While the rise in yields has taken the market off its record lows, yields are still low enough to keep refundings in the market, the New Jersey trader said. “I wouldn’t say refundings are off,” he said. “The rising yields have an impact but we still have a little ways to go before the market really gets impacted substantially. There is still a number of refunding opportunities.”
Treasuries were much weaker Monday. The two-year yield rose two basis points to 0.40%. The benchmark 10-year yield and the 30-year yield each jumped nine basis points to 2.38% and 3.49%.
In the primary market, JPMorgan priced for retail $521 million of San Antonio taxable electric and gas systems revenue bonds, rated Aa1 by Moody’s Investors Service, AA by Standard & Poor’s, and AA-plus by Fitch Ratings. Pricing details were not available by press time.

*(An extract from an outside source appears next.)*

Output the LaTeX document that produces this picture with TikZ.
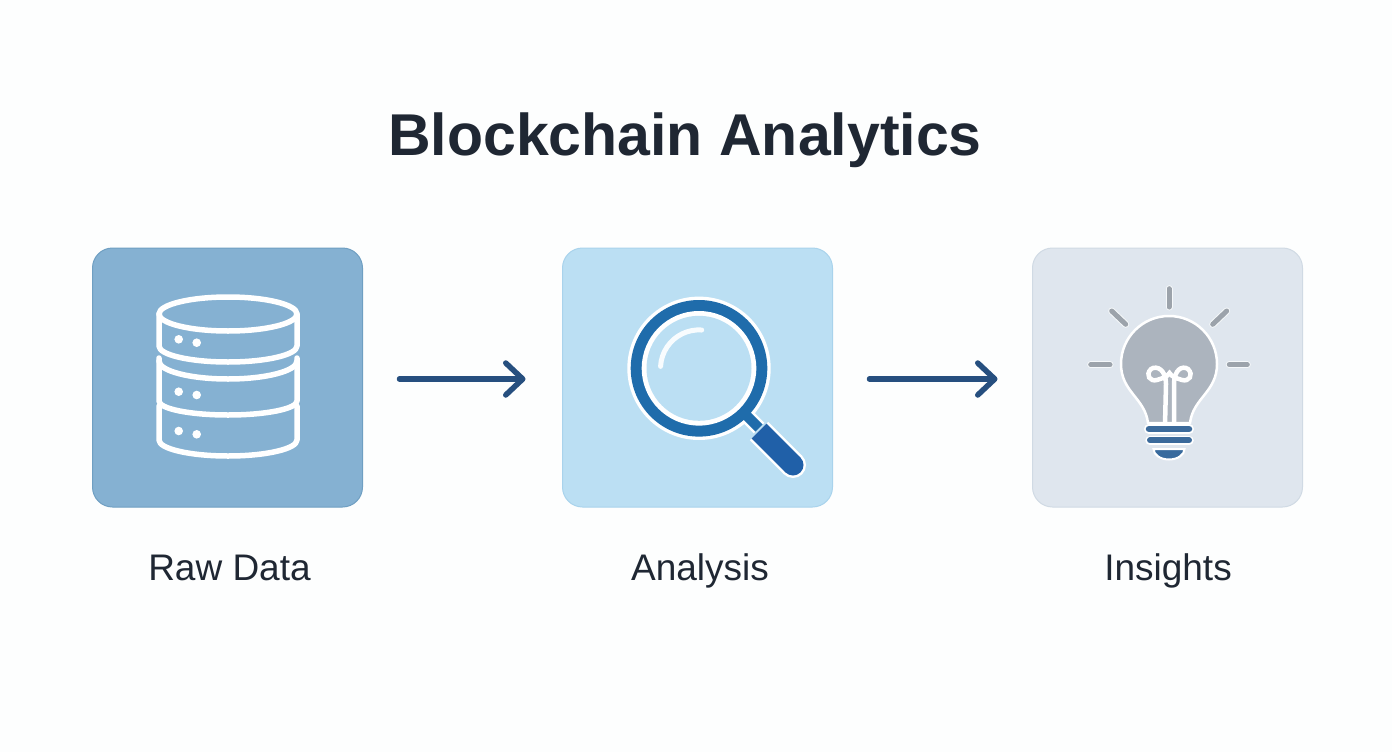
\documentclass[tikz,border=0pt]{standalone}
\usepackage{fontspec}
\setmainfont{Liberation Sans}
\usetikzlibrary{positioning}
\usetikzlibrary{arrows.meta}
\definecolor{page}{HTML}{FDFEFE}
\definecolor{ink}{HTML}{1F2733}
\definecolor{flowblue}{HTML}{264F7F}
\definecolor{rawfill}{HTML}{85B1D2}
\definecolor{rawedge}{HTML}{6F9FC2}
\definecolor{anafill}{HTML}{BBDFF3}
\definecolor{anaedge}{HTML}{A9D3EC}
\definecolor{insfill}{HTML}{DFE6EE}
\definecolor{insedge}{HTML}{D0DAE4}
\definecolor{ringblue}{HTML}{1F6CAB}
\definecolor{gripblue}{HTML}{2060A8}
\definecolor{bulbgrey}{HTML}{ACB4BE}
\definecolor{raygrey}{HTML}{9CA3AB}
\definecolor{capblue}{HTML}{3B6A9B}
\tikzstyle{panel} = [rectangle,rounded corners=20pt,minimum width=270pt,
minimum height=259pt,inner sep=0pt,outer sep=0pt,line width=1pt, node distance=200pt]
\tikzstyle{caption} = [font=\fontsize{37}{37}\selectfont, text=ink, text height=26pt,
text depth=8pt, inner sep=0pt, node distance=47pt]
\tikzstyle{heading} = [font=\fontsize{59}{59}\selectfont\bfseries, text=ink]
\tikzstyle{flow} = [draw=flowblue, line width=5.5pt, line cap=round, shorten <=37pt, shorten >=37pt]
\tikzstyle{stack} = [draw=white, line width=5.5pt, line cap=round, line join=round]
\tikzstyle{dot} = [fill=white, draw=none]
\tikzstyle{ray} = [line cap=round]
\tikzset{>={Straight Barb[length=17pt,width=32pt,round]}}
\newcommand{\flowedge}[3][]{ %
  \path ([yshift=-1.5pt]#2.east) edge [->,flow,#1] ([yshift=-1.5pt]#3.west) ;%
}
\begin{document}
\begin{tikzpicture}[x=1pt,y=-1pt]
  \useasboundingbox (0,0) rectangle (1392,752);
  \fill[page] (0,0) rectangle (1392,752);

  \node[heading] (title) at (685,140) {Blockchain Analytics};

  \node[panel, fill=rawfill, draw=rawedge] (raw) at (227.5,377.5) {};
  \node[panel, fill=anafill, draw=anaedge, right=of raw] (ana) {};
  \node[panel, fill=insfill, draw=insedge, right=of ana] (ins) {};

  \node[caption, below=of raw, xshift=2pt] (rawlabel) {Raw Data};
  \node[caption, below=of ana, xshift=2.5pt] (analabel) {Analysis};
  \node[caption, below=of ins, xshift=0.5pt] (inslabel) {Insights};

  \flowedge{raw}{ana};
  \flowedge[shorten >=35pt]{ana}{ins};

  % data stack
  \draw[stack] (228,314) ellipse (69 and 17);
  \draw[stack] (159,314) -- (159,346) arc (180:0:69 and 16) -- (297,314);
  \draw[stack] (159,358) -- (159,401) arc (180:0:69 and 14) -- (297,358);
  \draw[stack] (159,361) arc (180:0:69 and 18);
  \draw[stack] (159,406) -- (159,440) arc (180:0:69 and 16) -- (297,406);
  \foreach \x/\y in {178.7/339.3,196.7/342.7,178.7/391.7,196.7/395,178.7/431,196.7/434.3}
    \fill[dot] (\x,\y) circle (4.3);

  % magnifier
  \draw[white, line width=15pt] (746,415) -- (759,428);
  \draw[white, line width=26pt] (759,431) -- (793,465);
  \fill[white] (793,465) circle (13);
  \fill[white] (699,368.3) circle (71.7);
  \fill[ringblue] (699,368.3) circle (68.3);
  \fill[white] (699,368.3) circle (57.3);
  \fill[anafill] (699,368.3) circle (52.5);
  \draw[ringblue, line width=10pt] (746,415) -- (759,428);
  \draw[gripblue, line width=21pt] (759,431) -- (793,465);
  \fill[gripblue] (793,465) circle (10.5);
  \draw[white!90!anafill, line width=5pt, line cap=round] (701.7,330) arc (-86:-177:38.5);

  % bulb
  \foreach \a/\b/\c/\d in {1169/288.7/1169/307,1111.7/311/1125.7/324.3,1226.7/311/1212.7/324.3,
    1090.7/364.7/1110/364.7,1229.3/364.7/1247.3/364.7} {
    \draw[ray, white!70!insfill, line width=7pt] (\a,\b) -- (\c,\d);
    \draw[ray, raygrey, line width=5pt] (\a,\b) -- (\c,\d);
  }
  \draw[white, line width=2.5pt, fill=bulbgrey] (1148,423) .. controls (1145,398) and (1121,392) .. (1121,364)
    arc (180:0:48 and -48) .. controls (1217,392) and (1193,398) .. (1190,423) -- cycle;
  \draw[white, line width=4.5pt] (1165,425) -- (1166,384) .. controls (1166,370) and (1157,365) .. (1151,369)
    .. controls (1145,375) and (1150,382) .. (1157,380) .. controls (1163,378) and (1167,377) .. (1169.5,373)
    .. controls (1172,377) and (1176,378) .. (1182,380) .. controls (1189,382) and (1194,375) .. (1188,369)
    .. controls (1182,365) and (1174,370) .. (1174,384) -- (1174,425);
  \draw[white, line width=2pt, fill=capblue!90!ringblue] (1153.5,449) arc (180:0:15.5 and 10.5) -- cycle;
  \draw[white, line width=10pt, line cap=round] (1149,429) -- (1189,429);
  \draw[capblue, line width=6.5pt, line cap=round] (1149,429) -- (1189,429);
  \draw[white, line width=9.5pt, line cap=round] (1150,440.3) -- (1189,440.3);
  \draw[capblue, line width=6pt, line cap=round] (1150,440.3) -- (1189,440.3);
\end{tikzpicture}
\end{document}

Muni-to-Treasury ratios fell as municipals outperformed Treasuries and became relatively more expensive. Since munis began weakening last Tuesday, the five-year ratio fell to 84.7% from 86.8% at the start of the week. The 10-year ratio fell to 98.7% from 99.5%. The 30-year ratio fell to 101.2% from 103.8%.
Since the beginning of the year, the short- and long-end of the curve has become very expensive. The five-year ratio started the year out at 98.9% while the 30-year ratio opened at 119.4%. The 10-year ratio is around the same level as it was in the beginning of the year at 96.4%.
Despite rising rates, the 10- to 30-year slope of the curve has continued to collapse as investors go further out in search for yield. Last week, the slope fell to 118 basis points from 127 basis points the week before. The slope has compressed from 169 basis points at the beginning of the year.
Investors have also moved down the credit curve in search for yield. Triple-A to single-A credit spreads have compressed across the curve. The two-year triple-A to single-A spread fell to 39 basis points from 43 basis points the week prior. The 10-year triple-A to single-A credit spread fell to 80 basis points from 86 basis points the week before. The 30-year spread held steady at 80 basis points.
Trades reported by the Municipal Securities Rulemaking Board showed weakening over the past few days and over the last month.
A customer sold to a dealer Missouri Highways and Transportation Commission 5s of 2017 at 0.98%, 24 basis points higher than where they traded in February. A customer bought from a dealer Port of Seattle 5s of 2033 at 3.52%, 20 basis points higher than where they traded the previous month.
A customer sold to a dealer Cook County, Illinois 5s of 2013 at 0.83%, 13 basis points higher than where they traded Friday. Another customer sold to a dealer San Diego Unified School District 5s of 2029 at 0.40%, eight basis points higher than where they traded in February.
Prices have been cut across the curve and analysts at Morgan Stanley Smith Barney agree it may not be over yet.
“The municipal bond market has had a rough ride with price weakness specific to the asset class transpiring at a rapid pace in the face of year-to-date record new-issue supply,” wrote John Dillon, chief municipal bond strategist.
“We now believe that the bulk of the near-term price adjustments have been realized,” he said. “That said, we now anticipate that further muni specific price adjustments will be incremental in nature as the marketplace continues its recalibration to a weekly new-issue supply environment that may reside slightly above the $6 to $8 billion of what we could consider a normal healthy flow of $5 to $7 billion.”